▶ THE REQUEST
Copy all lines below exactly as written. Leave pictures out.

▶ PROVIDED DATA
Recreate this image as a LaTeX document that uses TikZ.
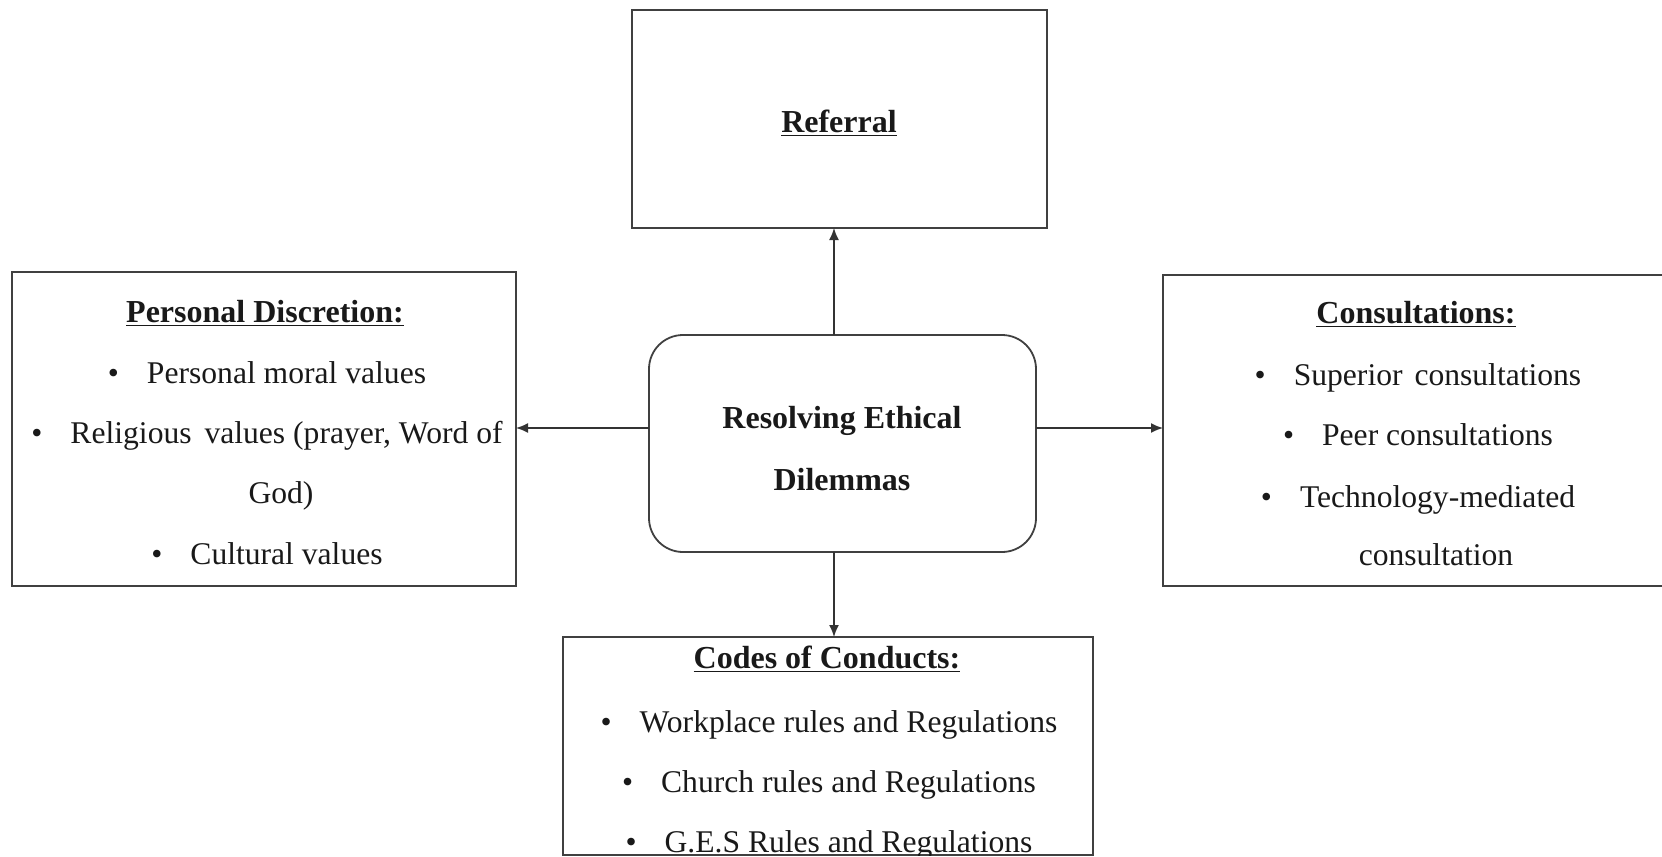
\documentclass[tikz,border=0pt]{standalone}
\usepackage{fontspec}
\setmainfont{Liberation Serif}
\usetikzlibrary{arrows.meta}
\newsavebox\hdbox
\newcommand\hdul[1]{\sbox\hdbox{#1}\rlap{\rule[-2.2pt]{\wd\hdbox}{0.9pt}}\usebox\hdbox}
\newcommand\bl{\textbullet\hspace{14pt}}
\begin{document}
\begin{tikzpicture}[x=0.5pt,y=-0.5pt,
  box/.style={draw=black!75, line width=0.9pt, inner sep=0pt, outer sep=0pt, rectangle},
  txt/.style={anchor=base, inner sep=0pt, font=\fontsize{15.8}{19}\selectfont, text=black!90},
  hd/.style={anchor=base, inner sep=0pt, font=\fontsize{16}{19}\selectfont\bfseries, text=black!90},
  arr/.style={draw=black!80, line width=0.8pt, -{Latex[length=6pt,width=5pt]}}]
\useasboundingbox (0,0) rectangle (1662,857);
\clip (0,0) rectangle (1662,857);

% boxes
\node[box, minimum width=207.5pt, minimum height=109pt] (ref) at (839.5,119) {};
\node[box, rounded corners=17pt, minimum width=193.5pt, minimum height=108.5pt] (c) at (842.5,443.5) {};
\node[box, minimum width=252pt, minimum height=157pt] (pd) at (264,429) {};
\node[box, minimum width=268.5pt, minimum height=155.5pt] (cons) at (1431.5,430.5) {};
\node[box, minimum width=265pt, minimum height=109pt] (cc) at (828,746) {};

% connector guides
\coordinate (ax) at (834,0);
\coordinate (ay) at (0,428);

% connectors
\draw[arr] (c.north -| ax) -- (ref.south -| ax);
\draw[arr] (c.south -| ax) -- (cc.north -| ax);
\draw[arr] (c.west |- ay) -- (pd.east |- ay);
\draw[arr] (c.east |- ay) -- (cons.west |- ay);

% referral
\node[hd] (reft) at (839,132) {\hdul{Referral}};

% central
\node[hd] (c1) at (842,428) {Resolving Ethical};
\node[hd] (c2) at (842,490) {Dilemmas};

% personal discretion
\node[hd] (pdh) at (265,322) {\hdul{Personal Discretion:}};
\node[txt] (pd1) at (267,383) {\bl Personal moral values};
\node[txt] (pd2) at (267,443) {\bl Religious\hspace{2.5pt} values (prayer, Word of};
\node[txt] (pd2b) at (281,503) {God)};
\node[txt] (pd3) at (267,564) {\bl Cultural values};

% consultations
\node[hd] (consh) at (1416,323) {\hdul{Consultations:}};
\node[txt] (cons1) at (1418,385) {\bl Superior\hspace{2pt} consultations};
\node[txt] (cons2) at (1418,445) {\bl Peer consultations};
\node[txt] (cons3) at (1418,507) {\bl Technology-mediated};
\node[txt] (cons3b) at (1436,565) {consultation};

% codes of conduct
\node[hd] (cch) at (827,668) {\hdul{Codes of Conducts:}};
\node[txt] (cc1) at (829,732) {\bl Workplace rules and Regulations};
\node[txt] (cc2) at (829,792) {\bl Church rules and Regulations};
\begin{scope}
\clip (cc.north west) rectangle (cc.south east);
\node[txt] (cc3) at (829,852) {\bl G.E.S Rules and Regulations};
\end{scope}
\end{tikzpicture}
\end{document}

▶ REPLY
Recreate this image as a LaTeX document that uses TikZ.
\documentclass[tikz,border=0pt]{standalone}
\usepackage{fontspec}
\setmainfont{Liberation Serif}
\usetikzlibrary{arrows.meta}
\newsavebox\hdbox
\newcommand\hdul[1]{\sbox\hdbox{#1}\rlap{\rule[-2.2pt]{\wd\hdbox}{0.9pt}}\usebox\hdbox}
\newcommand\bl{\textbullet\hspace{14pt}}
\begin{document}
\begin{tikzpicture}[x=0.5pt,y=-0.5pt,
  box/.style={draw=black!75, line width=0.9pt, inner sep=0pt, outer sep=0pt, rectangle},
  txt/.style={anchor=base, inner sep=0pt, font=\fontsize{15.8}{19}\selectfont, text=black!90},
  hd/.style={anchor=base, inner sep=0pt, font=\fontsize{16}{19}\selectfont\bfseries, text=black!90},
  arr/.style={draw=black!80, line width=0.8pt, -{Latex[length=6pt,width=5pt]}}]
\useasboundingbox (0,0) rectangle (1662,857);
\clip (0,0) rectangle (1662,857);

% boxes
\node[box, minimum width=207.5pt, minimum height=109pt] (ref) at (839.5,119) {};
\node[box, rounded corners=17pt, minimum width=193.5pt, minimum height=108.5pt] (c) at (842.5,443.5) {};
\node[box, minimum width=252pt, minimum height=157pt] (pd) at (264,429) {};
\node[box, minimum width=268.5pt, minimum height=155.5pt] (cons) at (1431.5,430.5) {};
\node[box, minimum width=265pt, minimum height=109pt] (cc) at (828,746) {};

% connector guides
\coordinate (ax) at (834,0);
\coordinate (ay) at (0,428);

% connectors
\draw[arr] (c.north -| ax) -- (ref.south -| ax);
\draw[arr] (c.south -| ax) -- (cc.north -| ax);
\draw[arr] (c.west |- ay) -- (pd.east |- ay);
\draw[arr] (c.east |- ay) -- (cons.west |- ay);

% referral
\node[hd] (reft) at (839,132) {\hdul{Referral}};

% central
\node[hd] (c1) at (842,428) {Resolving Ethical};
\node[hd] (c2) at (842,490) {Dilemmas};

% personal discretion
\node[hd] (pdh) at (265,322) {\hdul{Personal Discretion:}};
\node[txt] (pd1) at (267,383) {\bl Personal moral values};
\node[txt] (pd2) at (267,443) {\bl Religious\hspace{2.5pt} values (prayer, Word of};
\node[txt] (pd2b) at (281,503) {God)};
\node[txt] (pd3) at (267,564) {\bl Cultural values};

% consultations
\node[hd] (consh) at (1416,323) {\hdul{Consultations:}};
\node[txt] (cons1) at (1418,385) {\bl Superior\hspace{2pt} consultations};
\node[txt] (cons2) at (1418,445) {\bl Peer consultations};
\node[txt] (cons3) at (1418,507) {\bl Technology-mediated};
\node[txt] (cons3b) at (1436,565) {consultation};

% codes of conduct
\node[hd] (cch) at (827,668) {\hdul{Codes of Conducts:}};
\node[txt] (cc1) at (829,732) {\bl Workplace rules and Regulations};
\node[txt] (cc2) at (829,792) {\bl Church rules and Regulations};
\begin{scope}
\clip (cc.north west) rectangle (cc.south east);
\node[txt] (cc3) at (829,852) {\bl G.E.S Rules and Regulations};
\end{scope}
\end{tikzpicture}
\end{document}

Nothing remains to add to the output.